→ **Goal**: Please write out the lines of the data exactly, beginning with the first and ending with the line containing "s.set_visible(False)"; leave the pictures behind.
=== Source material ===
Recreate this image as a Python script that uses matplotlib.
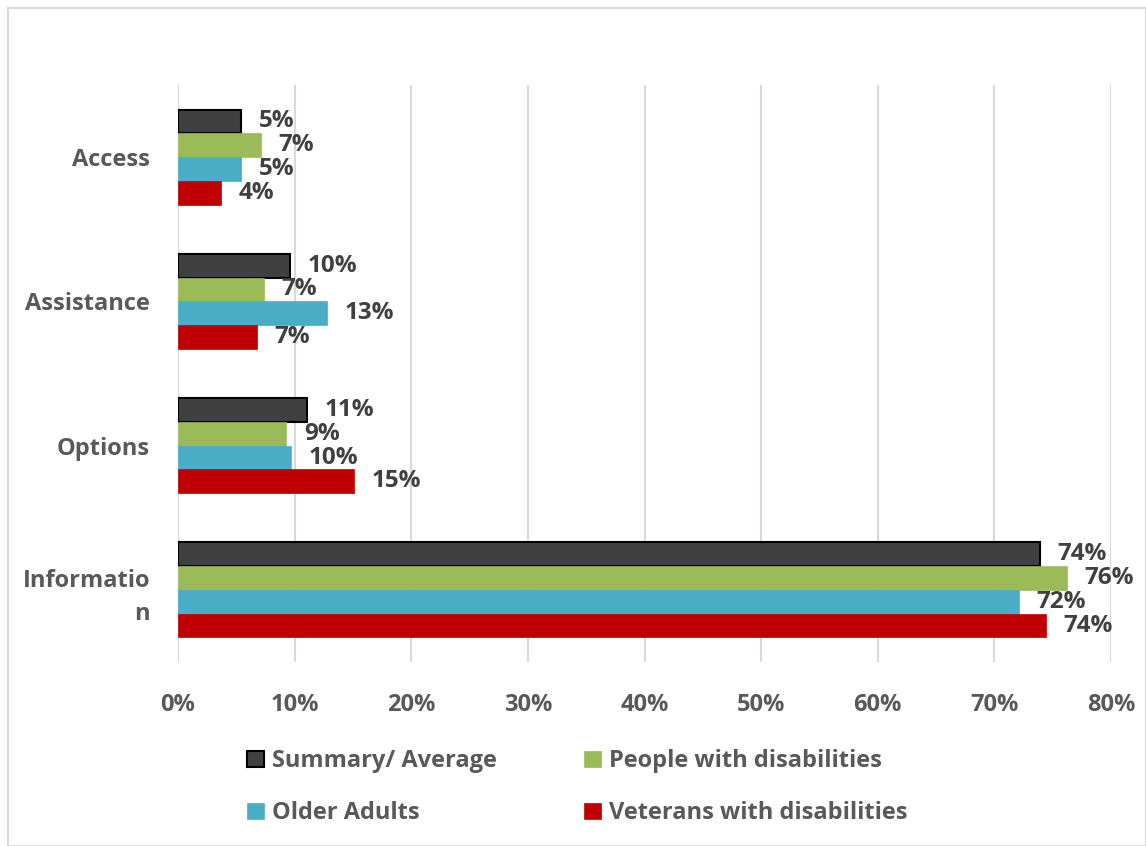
import numpy as np
import matplotlib.pyplot as plt
from matplotlib.patches import Rectangle

categories = ['Access', 'Assistance', 'Options', 'Informatio\nn']
series_names = ['Summary/ Average', 'People with disabilities', 'Older Adults', 'Veterans with disabilities']
summary = [5.4, 9.6, 11.1, 73.9]
people = [7.1, 7.4, 9.3, 76.2]
older = [5.4, 12.8, 9.7, 72.1]
veterans = [3.7, 6.8, 15.1, 74.4]
colors = ['#404040', '#9BBB59', '#4BACC6', '#C00000']
edges = ['black', '#9BBB59', '#4BACC6', '#C00000']

plt.rcParams['font.family'] = ['Open Sans', 'DejaVu Sans']
txt = '#404040'

fig = plt.figure(figsize=(11.46, 8.46), dpi=100)
ax = fig.add_axes([178/1146, 1-662/846, (1111-178)/1146, (662-85)/846])

series = [summary, people, older, veterans]
y = np.arange(len(categories))[::-1].astype(float)
h = 0.165
bars = []
for i, (vals, c, ec, name) in enumerate(zip(series, colors, edges, series_names)):
    pos = y + (1.5 - i) * h
    b = ax.barh(pos, vals, height=h, color=c, edgecolor=ec, linewidth=1.5 if i == 0 else 0.5,
                label=name, zorder=3)
    bars.append(b)
    for p, v in zip(pos, vals):
        ax.text(v + 1.5, p, f'{round(v):.0f}%', va='center', ha='left', fontsize=17.5,
                fontweight='bold', color=txt, zorder=4)

ax.set_xlim(0, 80)
ax.set_ylim(-0.5, 3.5)
ax.set_xticks(np.arange(0, 81, 10))
ax.set_xticklabels([f'{t}%' for t in range(0, 81, 10)])
ax.set_yticks(y)
ax.set_yticklabels(categories, linespacing=1.5)
ax.tick_params(axis='both', length=0, labelsize=17, labelcolor='#595959')
ax.tick_params(axis='y', pad=20)
ax.tick_params(axis='x', pad=22)
for lab in ax.get_xticklabels() + ax.get_yticklabels():
    lab.set_fontweight('bold')
ax.grid(axis='x', color='#D9D9D9', linewidth=1.5, zorder=0)
for s in ax.spines.values():
    s.set_visible(False)

# row-major legend order
order = [0, 2, 1, 3]
leg = fig.legend([bars[k] for k in order], [series_names[k] for k in order],
                 loc='upper left', bbox_to_anchor=(226/1146, 1-728/846), ncol=2,
                 frameon=False, fontsize=17, handlelength=0.7, handleheight=0.7,
                 handletextpad=0.35, columnspacing=3.7, labelspacing=1.18)
for t in leg.get_texts():
    t.set_color('#595959')
    t.set_fontweight('bold')

fig.patches.append(Rectangle((8/1146, 0), 1 - 8/1146, 1 - 8/846, transform=fig.transFigure,
                             fill=False, edgecolor='#D9D9D9', linewidth=1.5))

fig.savefig('out.png', dpi=100)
===
→ **Response to this exercise**:
Recreate this image as a Python script that uses matplotlib.
import numpy as np
import matplotlib.pyplot as plt
from matplotlib.patches import Rectangle

categories = ['Access', 'Assistance', 'Options', 'Informatio\nn']
series_names = ['Summary/ Average', 'People with disabilities', 'Older Adults', 'Veterans with disabilities']
summary = [5.4, 9.6, 11.1, 73.9]
people = [7.1, 7.4, 9.3, 76.2]
older = [5.4, 12.8, 9.7, 72.1]
veterans = [3.7, 6.8, 15.1, 74.4]
colors = ['#404040', '#9BBB59', '#4BACC6', '#C00000']
edges = ['black', '#9BBB59', '#4BACC6', '#C00000']

plt.rcParams['font.family'] = ['Open Sans', 'DejaVu Sans']
txt = '#404040'

fig = plt.figure(figsize=(11.46, 8.46), dpi=100)
ax = fig.add_axes([178/1146, 1-662/846, (1111-178)/1146, (662-85)/846])

series = [summary, people, older, veterans]
y = np.arange(len(categories))[::-1].astype(float)
h = 0.165
bars = []
for i, (vals, c, ec, name) in enumerate(zip(series, colors, edges, series_names)):
    pos = y + (1.5 - i) * h
    b = ax.barh(pos, vals, height=h, color=c, edgecolor=ec, linewidth=1.5 if i == 0 else 0.5,
                label=name, zorder=3)
    bars.append(b)
    for p, v in zip(pos, vals):
        ax.text(v + 1.5, p, f'{round(v):.0f}%', va='center', ha='left', fontsize=17.5,
                fontweight='bold', color=txt, zorder=4)

ax.set_xlim(0, 80)
ax.set_ylim(-0.5, 3.5)
ax.set_xticks(np.arange(0, 81, 10))
ax.set_xticklabels([f'{t}%' for t in range(0, 81, 10)])
ax.set_yticks(y)
ax.set_yticklabels(categories, linespacing=1.5)
ax.tick_params(axis='both', length=0, labelsize=17, labelcolor='#595959')
ax.tick_params(axis='y', pad=20)
ax.tick_params(axis='x', pad=22)
for lab in ax.get_xticklabels() + ax.get_yticklabels():
    lab.set_fontweight('bold')
ax.grid(axis='x', color='#D9D9D9', linewidth=1.5, zorder=0)
for s in ax.spines.values():
    s.set_visible(False)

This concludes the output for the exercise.